Colony collapse disorder. Sounds reminiscent of some antagonizing societal problem threading its way through the plot of another early 50s, hard-boiled science-fiction movie, but while those hypothetical special effects would be hokey and unbelievable, this phenomenon is very real.
The disorder, as we know it outside of 20th-century cinema, occurs when a large percentage of a beehive’s work force simply disappears, leaving behind a lonely queen and a stockpile of food.
Sounds mysterious, but explanations for the phenomenon can be found, as usual, with environmental problems, in human actions. Those actions can be narrowed down to three aspects of what has been proclaimed as the Agricultural Revolution (which perhaps not coincidentally has its roots in Iowa farming), contributing to the steady decline of Iowa’s bee population: terraforming, pesticides/insecticides, and Iowa’s world famous corn and soybean crop.
Iowa is, according to our very own Natural History Museum, 98 percent terraformed. This means almost our entire state’s land mass has lost its natural state, including the fields of prairie flowers essential to bee’s life cycles. These have been replaced with fields of soybean and corn, which are unable to be pollinated, rendering a honeybee colony’s existence in an area useless.
This, combined with the use of pesticides and insecticides in the few areas where the bee population can scrape by, results in a detrimental environment for a creature so important to the proper functioning natural harmony of our planet. To put it simply, without bees, there are no flowering plants.
Though definitive science explicitly relating the decline in populations to the increase in pesticide/insecticide use remains murky, the evidence has been growing.
The Agricultural Revolution refers to a series of technological advancements in farming that resulted in a massive increase in crop output, especially grain output, worldwide.

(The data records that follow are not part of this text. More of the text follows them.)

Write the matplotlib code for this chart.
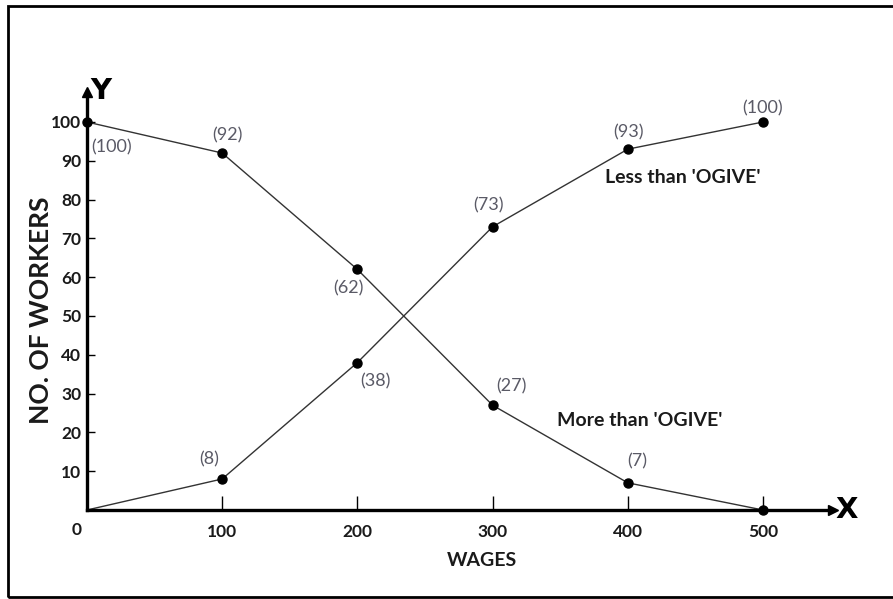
#ogive chart: less than / more than cumulative frequency of workers by wages
import matplotlib.pyplot as plt
from matplotlib.patches import Rectangle

wages = [0, 100, 200, 300, 400, 500]
less_than = [0, 8, 38, 73, 93, 100]
more_than = [100, 92, 62, 27, 7, 0]
y_ticks = [10, 20, 30, 40, 50, 60, 70, 80, 90, 100]
x_ticks = [100, 200, 300, 400, 500]

# label offsets in pixels (dx, dy) for each point, None = no label
less_offsets = [None, (-13, 20), (18, -19), (-4, 21), (1, 17), (0, 14)]
more_offsets = [(4, -25), (5, 18), (-9, -19), (19, 19), (9, 21), None]

plt.rcParams['font.family'] = ['Lato', 'DejaVu Sans']

fig = plt.figure(figsize=(8.93, 5.99), dpi=100)
W, H = 893.0, 599.0
# axes from origin (87,510) to arrow tips (833,92)
ax = fig.add_axes([87/W, (H-510)/H, (833-87)/W, (510-92)/H])
ax.set_xlim(0, 500*(833-87)/(763-87))
ax.set_ylim(0, 100*(510-92)/(510-122))
ax.patch.set_alpha(0)

for s in ['top', 'right']:
    ax.spines[s].set_visible(False)
for s in ['left', 'bottom']:
    ax.spines[s].set_linewidth(2.4)
    ax.spines[s].set_color('black')

# arrow heads
ax.plot(1, 0, '>k', ms=7, transform=ax.get_yaxis_transform(), clip_on=False)
ax.plot(0, 1, '^k', ms=7, transform=ax.get_xaxis_transform(), clip_on=False)
ax.text(1.003, 0, 'X', transform=ax.transAxes, fontsize=21, fontweight='bold',
        ha='left', va='center', family='DejaVu Sans')
ax.text(0.004, 0.984, 'Y', transform=ax.transAxes, fontsize=21, fontweight='bold',
        ha='left', va='baseline', family='DejaVu Sans')

ax.set_xticks(x_ticks)
ax.set_yticks(y_ticks)
ax.tick_params(axis='x', direction='in', length=10, width=1, pad=10, labelsize=12.5)
ax.tick_params(axis='y', direction='in', length=6, width=1, pad=4, labelsize=12.5)
for lab in ax.get_xticklabels() + ax.get_yticklabels():
    lab.set_fontweight('bold')
    lab.set_color('#1a1a1a')
ax.annotate('0', (0, 0), xytext=(-10, -20), textcoords='offset pixels',
            ha='center', va='center', fontsize=12.5, fontweight='bold', color='#1a1a1a')

ax.set_xlabel('WAGES', fontsize=14, fontweight='bold', color='#1a1a1a')
ax.xaxis.set_label_coords(0.53, -0.1)
ax.set_ylabel('NO. OF WORKERS', fontsize=19, fontweight='bold', color='#1a1a1a')
ax.yaxis.set_label_coords(-0.045, 0.478)

ax.plot(wages, less_than, color='#333333', lw=1, clip_on=False)
ax.plot(wages[1:], less_than[1:], 'o', color='black', ms=6.5, clip_on=False)
ax.plot(wages, more_than, color='#333333', lw=1, clip_on=False)
ax.plot(wages, more_than, 'o', color='black', ms=6.5, clip_on=False)

for x, y, off in zip(wages, less_than, less_offsets):
    if off:
        ax.annotate('(%d)' % y, (x, y), xytext=off, textcoords='offset pixels',
                    ha='center', va='center', fontsize=13, color='#5a5a66')
for x, y, off in zip(wages, more_than, more_offsets):
    if off:
        ha = 'left' if x == 0 else 'center'
        ax.annotate('(%d)' % y, (x, y), xytext=off, textcoords='offset pixels',
                    ha=ha, va='center', fontsize=13, color='#5a5a66')

ax.text(383, 85.6, "Less than 'OGIVE'", fontsize=14, fontweight='bold',
        color='#1a1a1a', ha='left', va='center')
ax.text(348, 23, "More than 'OGIVE'", fontsize=14, fontweight='bold',
        color='#1a1a1a', ha='left', va='center')

# frame around the picture
fig.patches.append(Rectangle((8/W, 2/H), 1.0, (597-6)/H, transform=fig.transFigure,
                             fill=False, lw=2, ec='black'))

fig.savefig('out.png', dpi=100)
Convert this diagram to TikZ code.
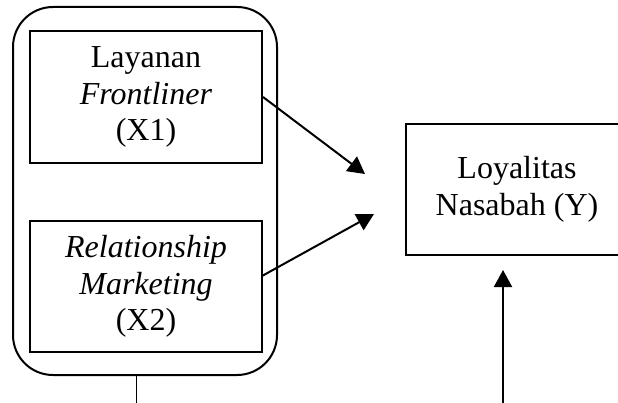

Norman Borlaug is considered the “godfather” of this revolution, a Midwestern native, born in sleepy Cresco, Iowa.
Borlaug, though heralded as the “Man Who Saved a Billion Lives” and earning himself a Nobel Prize, among many honors, his agriculture initiatives have been subject to much criticism in the postmodern 21st century, one of which we are seeing at home today with the slow disappearance of the native bee population — an essential cog in the ecological system of not only Iowa but anywhere where natural pollination is necessary to natural functioning environments.
The entire bee issue harks to a larger problem: At what point does human existence in the world take precedence over the natural world? The bottom line is human beings need to be fed. Corn and soybean remain as perhaps some of the more preferred crops for handling such (though Iowa’s corn goes mostly to feeding stock and making ethanol and corn syrup), yet the methods in which we do this seem to slowly destroy the environment. Particularly in the insect ecosystem, this not only remains essential to little critters such as honey bees but also to us as cognitive beings interacting in the same environment.
Perhaps we can leave it up to ever-reliable human ingenuity, which has fed the billions birthed from the Industrial Revolution on. In due time, when industrial agriculture wakes up to smell the pollen in the roses, maybe we’ll see a different kind of revolution in agriculture. Until then, let’s be good Iowans and use our gardening chemicals sparingly.